Una riforma al buio. Il 7 ottobre andrà all’esame definitivo della Camera la legge costituzionale che riduce il numero dei parlamentari, “tagliandone” 345. La Camera vedrà i suoi rappresentanti ridursi da 630 a 400, il Senato da 315 a duecento più i senatori a vita (al massimo cinque, con eccezione degli ex presidenti della Repubblica). Gli eletti dall’estero passeranno da 18 a 12. Una norma che i 5S non esitano già a definire “storica”. Ma è una legge, quella in cantiere, che rischia di rappresentare un salto nel vuoto, senza i contrappesi suggeriti dai costituzionalisti e chiesti dal Pd per evitare un impatto traumatico sul sistema. In ballo ci sono questioni come la rappresentanza plurale, il peso dei territori, il funzionamento del parlamento. Vediamo rischi e possibili correttivi, con l’incognita dei tempi.
La legge elettorale
La riduzione del numero dei parlamentari dovrebbe essere accompagnata da una legge ordinaria che riscriva il sistema elettorale. È opinione prevalente, fra i giuristi, che sia in pericolo la rappresentatività dell’assemblea e che l’antidoto sia il proporzionale. Questa è la posizione del Pd, che punta anche su una soglia di sbarammento alta (4 o 5 per cento). Mentre Salvini vuole un referendum per introdurre un maggioritario spinto. Che però, in combinazione con un ridotto numero di collegi, esporrebbe al pericolo di coalizioni bulgare in Parlamento.
I collegi
Una legge delega approvata a maggio fissa già il numero dei collegi: il minimo di senatori per ogni regione scende da 7 a 3, e nulla cambia per Molise (2) e Valle d’Aosta (1). L’Umbria e la Basilicata perdono il 57 per cento dei loro eletti a Palazzo Madama, l’Abruzzo e il Friuli il 43. «I territori medio-piccoli sono penalizzati nella rappresentanza. Sarebbe giusto abolire il criterio della base regionale per il Senato e fare collegi più ampi per eliminare disparità», afferma Stefano Ceccanti, ordinario di diritto pubblico e deputato Pd. In ogni caso, il nuovo perimetro dei collegi è da definire. Con un’altra legge.
Il capo dello Stato
Con la riforma si abbasserà di molto la maggioranza richiesta per l’elezione del presidente della Repubblica: 439 voti ai primi tre scrutini, 330 dal quarto. Mattarella nel 2015 fu eletto con 665 voti. Ciò può incidere sulla rappresentatività del capo dello Stato? Di certo c’è un bug del sistema: «Secondo la Costituzione partecipano all’elezione pure 58 delegati delle Regioni. Il peso di questa rappresentanza è sproporzionato in un Parlamento di dimensioni ridotte. Va cambiata la norma», dice Giuseppe Verde, docente di costituzionale.
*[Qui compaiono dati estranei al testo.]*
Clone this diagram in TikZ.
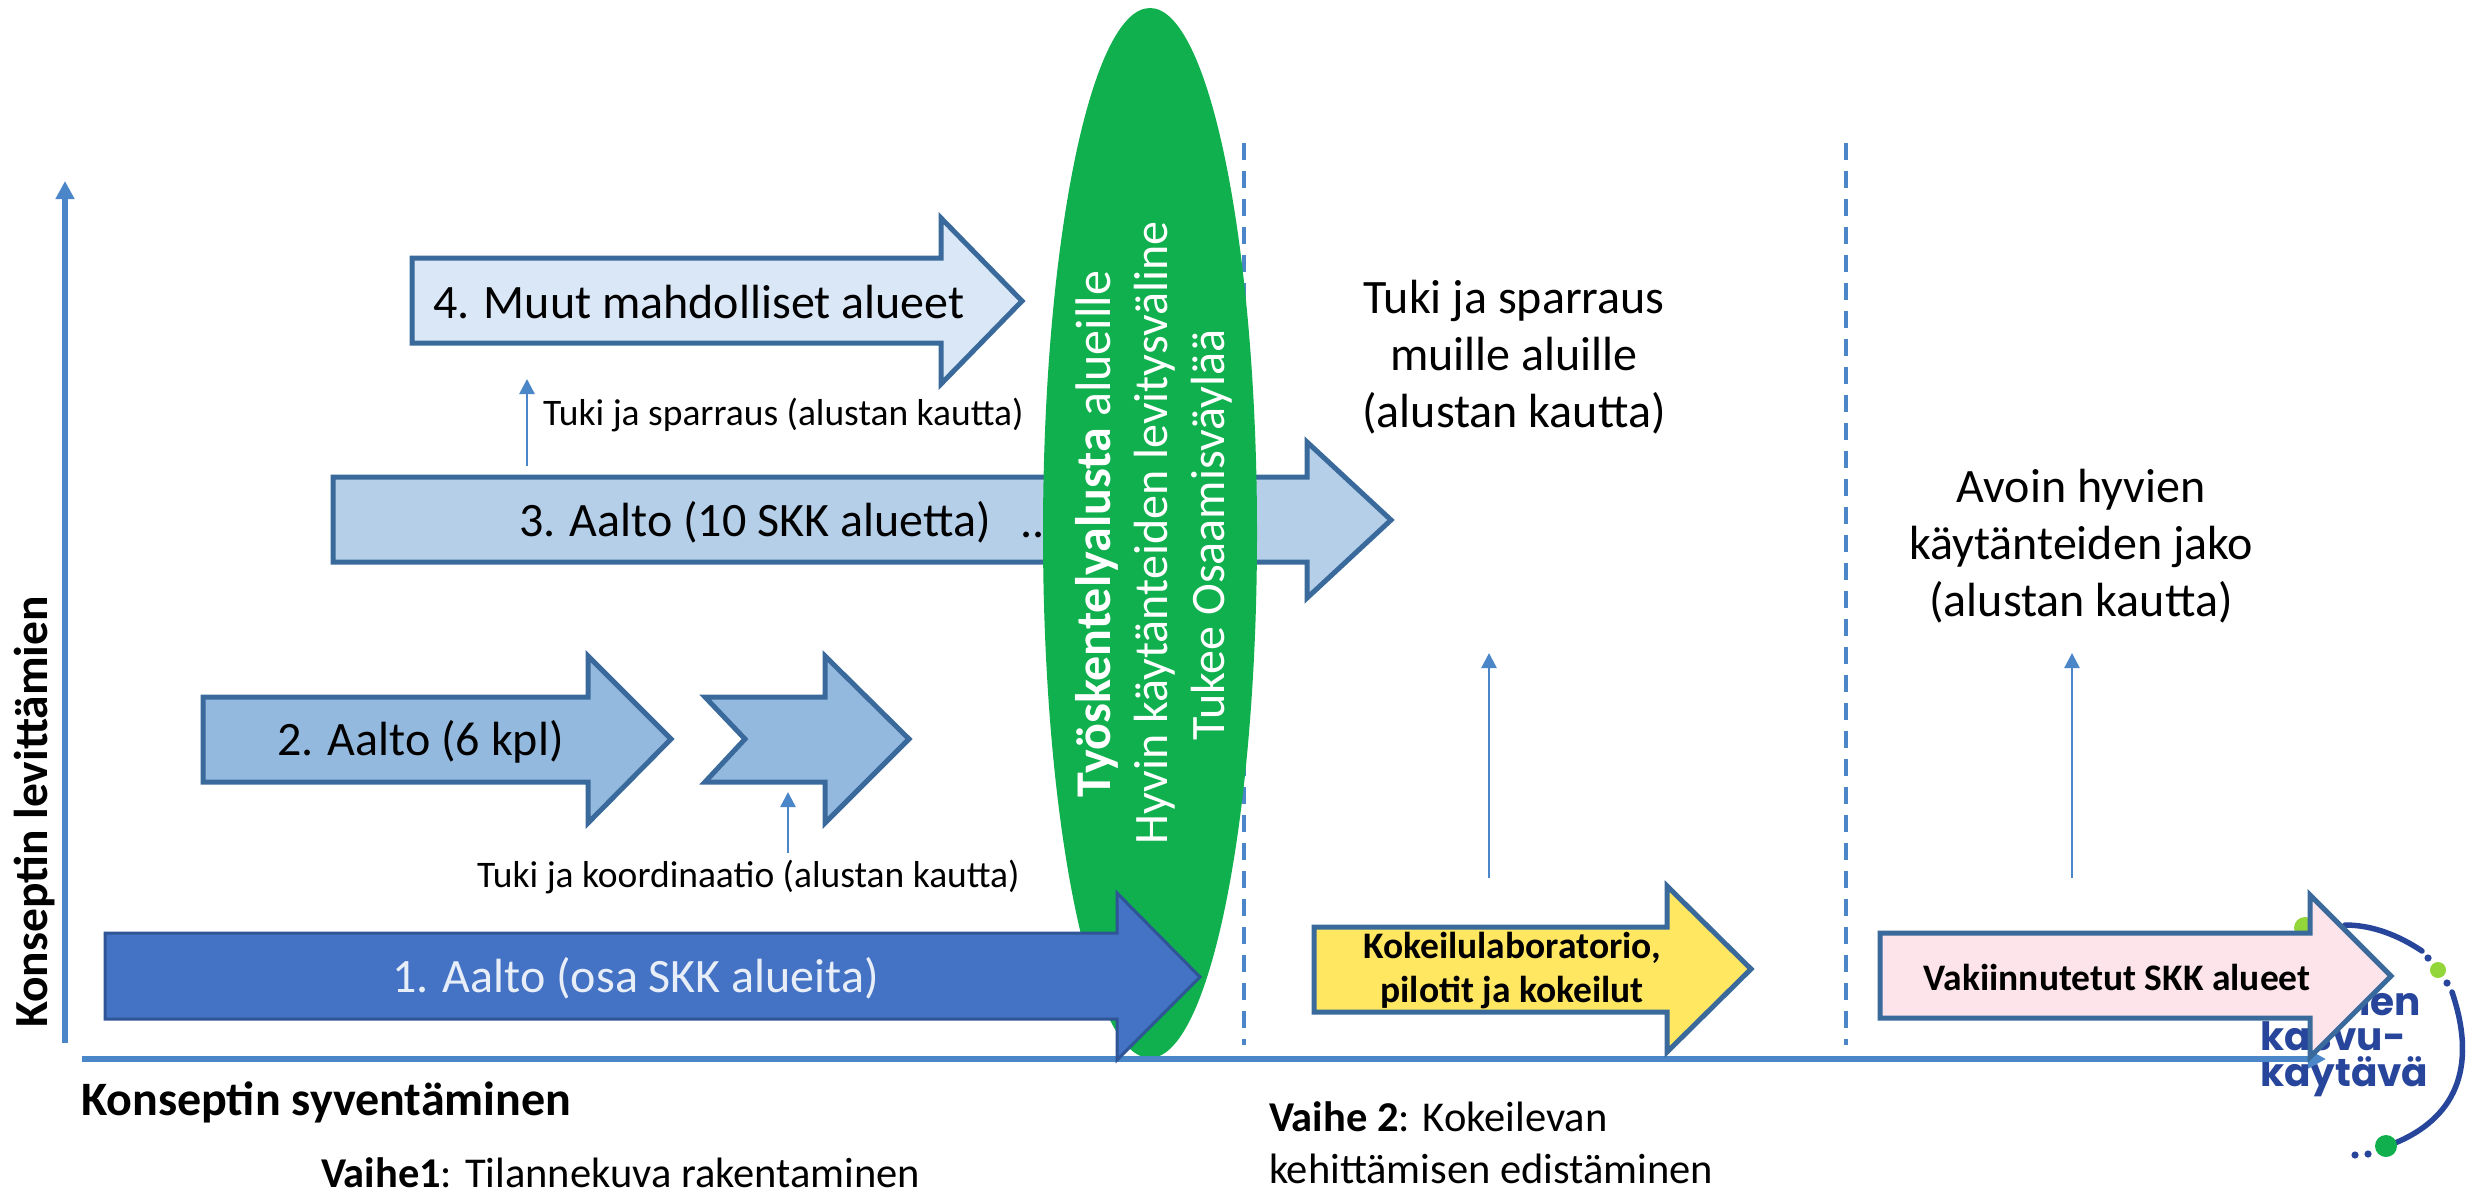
\documentclass[tikz,border=0pt]{standalone}
\usepackage{fontspec}
\setmainfont{Carlito}
\newfontfamily\logofont{Poppins}
\usetikzlibrary{arrows.meta,shapes.geometric}
\definecolor{axisblue}{HTML}{4A86C8}
\definecolor{edgeblue}{HTML}{3A6A9B}
\definecolor{greenell}{HTML}{0FB04D}
\definecolor{fillA}{HTML}{4472C4}
\definecolor{edgeA}{HTML}{2F5597}
\definecolor{fillB}{HTML}{94B9DF}
\definecolor{fillC}{HTML}{B5CFE9}
\definecolor{fillD}{HTML}{DAE7F6}
\definecolor{fillY}{HTML}{FFE761}
\definecolor{fillP}{HTML}{FDE4EA}
\definecolor{logoblue}{HTML}{27459B}
\definecolor{logolime}{HTML}{92D63A}
\definecolor{paletext}{HTML}{E8EEF8}
\tikzset{
  blockarrow/.style={line width=5pt,draw=edgeblue,miter limit=10,line join=miter},
  axisline/.style={draw=axisblue,line width=5.5pt,-{Triangle[length=18pt,width=18pt]}},
  smallup/.style={draw=axisblue,line width=2.5pt,-{Triangle[length=15pt,width=15pt]}},
  divider/.style={draw=axisblue,line width=3.5pt,dash pattern=on 17pt off 11pt},
  lbl/.style={inner sep=0pt,outer sep=0pt,align=center},
  lbll/.style={inner sep=0pt,outer sep=0pt,align=left,anchor=west},
  ellt/.style={inner sep=0pt,outer sep=0pt,rotate=90,anchor=base,text=white,font=\fontsize{48}{57}\selectfont},
  big/.style={font=\fontsize{48}{57}\selectfont},
  small/.style={font=\fontsize{37.5}{44}\selectfont},
  boxt/.style={font=\fontsize{37.5}{44}\selectfont\bfseries},
  logotxt/.style={inner sep=0pt,outer sep=0pt,anchor=base west,text=logoblue,font=\fontsize{39}{39}\selectfont\logofont\bfseries},
  logodot/.style={fill=logoblue,draw=none},
  logoline/.style={draw=logoblue,line width=5.5pt,line cap=round}
}
% left, notch depth, shaft top, shaft bottom, head x, head top, head bottom, tip, mid
\newcommand{\blockarr}[9]{(#1,#3) -- (#5,#3) -- (#5,#6) -- (#8,#9) -- (#5,#7) -- (#5,#4) -- (#1,#4) -- (#1+#2,#9) -- cycle}
\begin{document}
\begin{tikzpicture}[x=1pt,y=-1pt]
\useasboundingbox (0,0) rectangle (2478,1195);
\fill[white] (0,0) rectangle (2478,1195);

% logo behind the last arrow
\fill[logolime] (2305,928) circle (11);
\draw[logoline] (2345,925) .. controls (2372,925) and (2398,935) .. (2422,951);
\fill[logodot] (2428,958) circle (3.6);
\fill[logolime] (2438,970) circle (8);
\fill[logodot] (2447,983) circle (3.6);
\draw[logoline] (2452,992) .. controls (2475,1060) and (2462,1115) .. (2395,1143);
\fill[greenell] (2386,1146) circle (11);
\fill[logodot] (2368,1154) circle (3.6);
\fill[logodot] (2355,1155) circle (3.6);
\node[logotxt] (logoA) at (2254,1015) {Suomen};
\node[logotxt] (logoB) at (2260,1050) {kasvu-};
\node[logotxt] (logoC) at (2260,1086) {käytävä};

% arrows behind the ellipse
\draw[blockarrow,fill=fillD] \blockarr{412}{0}{258}{343}{941}{218}{384}{1022}{301};
\draw[blockarrow,fill=fillC] \blockarr{333}{0}{477}{562}{1307}{442}{598}{1391}{520};
\draw[blockarrow,fill=fillB] \blockarr{203}{0}{697}{782}{588}{656}{823}{671}{739};
\draw[blockarrow,fill=fillB] \blockarr{705}{40}{697}{782}{825}{656}{823}{909}{739};
\node[lbl,font=\fontsize{48}{57}\selectfont] (dots) at (1033,535) {..};

% dividers, behind the ellipse
\coordinate (d1t) at (1244,143);
\coordinate (d1b) at (1244,1045);
\coordinate (d2t) at (1846,143);
\coordinate (d2b) at (1846,1045);
\draw[divider] (d1t) -- (d1b);
\draw[divider] (d2t) -- (d2b);

% ellipse
\node[fill=greenell,draw=none,ellipse,minimum width=214pt,minimum height=1050pt,inner sep=0pt] (ell) at (1150,533) {};
\node[ellt,font=\fontsize{50}{57}\selectfont] (ellA) at (1110,534) {\textbf{Työskentelyalusta} alueille};
\node[ellt] (ellB) at (1167,533) {Hyvin käytänteiden levitysväline};
\node[ellt] (ellC) at (1224,535) {Tukee Osaamisväylää};

% axes
\coordinate (ybot) at (65,1043);
\coordinate (ytop) at (65,181);
\coordinate (xbeg) at (82,1059);
\coordinate (xend) at (2326,1059);
\draw[axisline] (ybot) -- (ytop);
\draw[axisline] (xbeg) -- (xend);

% front arrows
\draw[line width=3pt,draw=edgeA,fill=fillA,miter limit=10] \blockarr{105}{0}{933}{1019}{1117}{893}{1060}{1200}{977};
\draw[blockarrow,fill=fillY] \blockarr{1314}{0}{927}{1012}{1667}{886}{1052}{1751}{969};
\draw[blockarrow,fill=fillP] \blockarr{1880}{0}{933}{1018}{2310}{895}{1057}{2391}{976};

% small arrows
\coordinate (s4a) at (527,466);  \coordinate (s4b) at (527,379);
\coordinate (s2a) at (788,853);  \coordinate (s2b) at (788,792);
\coordinate (s5a) at (1489,878); \coordinate (s5b) at (1489,653);
\coordinate (s6a) at (2072,878); \coordinate (s6b) at (2072,653);
\draw[smallup] (s4a) -- (s4b);
\draw[smallup] (s2a) -- (s2b);
\draw[smallup] (s5a) -- (s5b);
\draw[smallup] (s6a) -- (s6b);

% texts
\node[lbll,big] (t4) at (433,302) {4. Muut mahdolliset alueet};
\node[lbll,small] (t4s) at (543,415) {Tuki ja sparraus (alustan kautta)};
\node[lbll,big] (t3) at (519,522) {3. Aalto (10 SKK aluetta)};
\node[lbll,big] (t2) at (277,742) {2. Aalto (6 kpl)};
\node[lbll,small] (t2s) at (477,877) {Tuki ja koordinaatio (alustan kautta)};
\node[lbll,big,text=paletext] (t1) at (392,978) {1. Aalto (osa SKK alueita)};
\node[lbl,big] (r1) at (1514,357) {Tuki ja sparraus\\muille aluille\\(alustan kautta)};
\node[lbl,big] (r2) at (2081,546) {Avoin hyvien\\käytänteiden jako\\(alustan kautta)};
\node[lbl,boxt] (ty) at (1512,970) {Kokeilulaboratorio,\\pilotit ja kokeilut};
\node[lbl,boxt] (tp) at (2117,977) {Vakiinnutetut SKK alueet};
\node[inner sep=0pt,outer sep=0pt,rotate=90,anchor=base,font=\fontsize{47.5}{52}\selectfont\bfseries] (ylab) at (47,812) {Konseptin levittämien};
\node[lbll,font=\fontsize{48}{56}\selectfont\bfseries] (xlab) at (81,1102) {Konseptin syventäminen};
\node[lbll,font=\fontsize{42.5}{52}\selectfont] (v1) at (321,1173) {\textbf{Vaihe1}: Tilannekuva rakentaminen};
\node[lbl,anchor=north west,align=left,font=\fontsize{42.5}{52}\selectfont] (v2) at (1269,1102) {\textbf{Vaihe 2}: Kokeilevan\\kehittämisen edistäminen};
\end{tikzpicture}
\end{document}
Le commissioni parlamentari
Sarà ridotto il numero dei membri delle commissioni: si prevedono in media 5 componenti per ciascun organismo. Ciò comporterà, per ogni eletto, incarichi multipli e competenze plurime. «Una soluzione – dice il costituzionalista Michele Ainis – potrebbe essere la riduzione anche del numero delle commissioni: il fatto che organismi così piccoli varino leggi in sede deliberante solleva perplessità».
I correttivi
Il Pd punta a un accordo di massima coi 5S – prima del voto sul taglio dei parlamentari – per definire una serie di norme «di contesto»: anzitutto la legge elettorale proporzionale (o in alternativa un maggioritario con il doppio turno) e poi una seconda riforma costituzionale che dovrebbe contenere, tra l’altro, l’introduzione della sfiducia costruttiva (con la preventiva indicazione di una maggioranza alternativa), la riduzione dei delegati regionali per l’elezione del capo dello Stato, l’allargamento del voto per il Senato anche ai diciottenni. «Siamo in una strettoia ma prima del 7 ottobre dobbiamo trovare un’intesa», dice Ceccanti.
I tempi
Questo secondo pacchetto di norme potrebbe essere sottoposto a referendum, non prima della metà del 2020, assieme al taglio dei parlamentari. Ci sarebbe, insomma, un election day del tutto particolare, legittimato da una norma del 1970. Ma su questo percorso dovrebbe innestarsi anche l’iter della nuova legge elettorale e quello di un altro referendum, di natura abrogativa, chiesto da Salvini per ampliare la quota maggioritaria del “Rosatellum”. Una matassa difficile da sciogliere. E i prossimi giorni, quelli della trattativa fra Pd e M5S, saranno decisivi.